Inked by Vince Colletta with Kirby doing most of the rest, ‘Murder Missile Trap!’ introduces aging entertainer Thaddeus Brown, an old war horse trying to get back in the saddle, and practicing his old escapology act to win an unwise wager with Metropolis’ Intergang boss Steel Hand. A terrifying test run is interrupted by a young stranger who observes with shock Brown’s apparent suicide and the panic of equally aged assistant Oberon before rushing in to help them.

That act of getting involved leads to orphan Scott Free inheriting the identity and stage persona of Mister Miracle after Steel Hand cheats and has Thaddeus shot and killed. Angry, intrigued and ready to settle down at last (or for a while at least), the wanderer – who has an astounding carpet bag of high tech tricks – wins justice for his predecessor by beating a spectacular rocket trap and decides to try something strange but substantial, for a change.

However, the coils of his past prepare to ensnare him…

The prosaic life of a showman was a beguiling setting as Scott and Oberon planned a comeback and the beloved old stagehand learned just how different the new kid really was.
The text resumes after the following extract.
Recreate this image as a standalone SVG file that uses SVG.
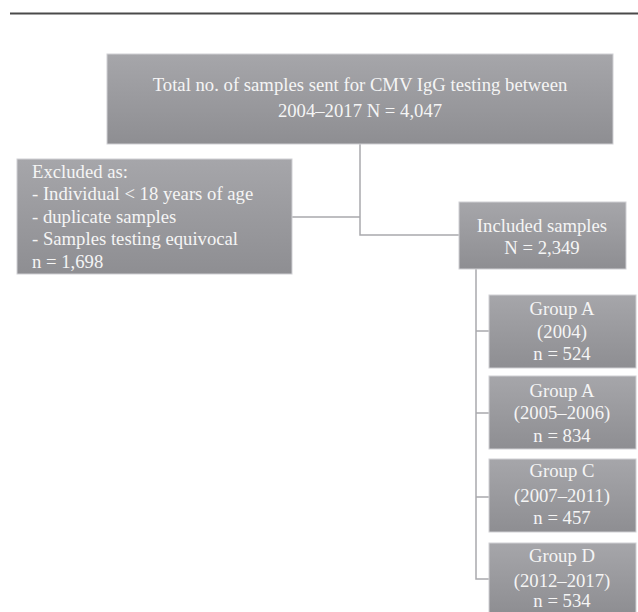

His suspicions of a wider, wilder side were confirmed as the orphanage Scott fled came looking for him and vicious Apokolyptian virago Granny Goodness unleashed the techno-terrors of matter-warping monster Overlord before trapping the targets in the insidious, infernal ‘X-Pit!’

Because comics fans were always abstruse, Mister Miracle regularly outsold its companion titles, but Kirby felt no compunction to explain his expanding pantheon and universe – or indeed space to do so. Here, though, please allow me to lay out some groundwork…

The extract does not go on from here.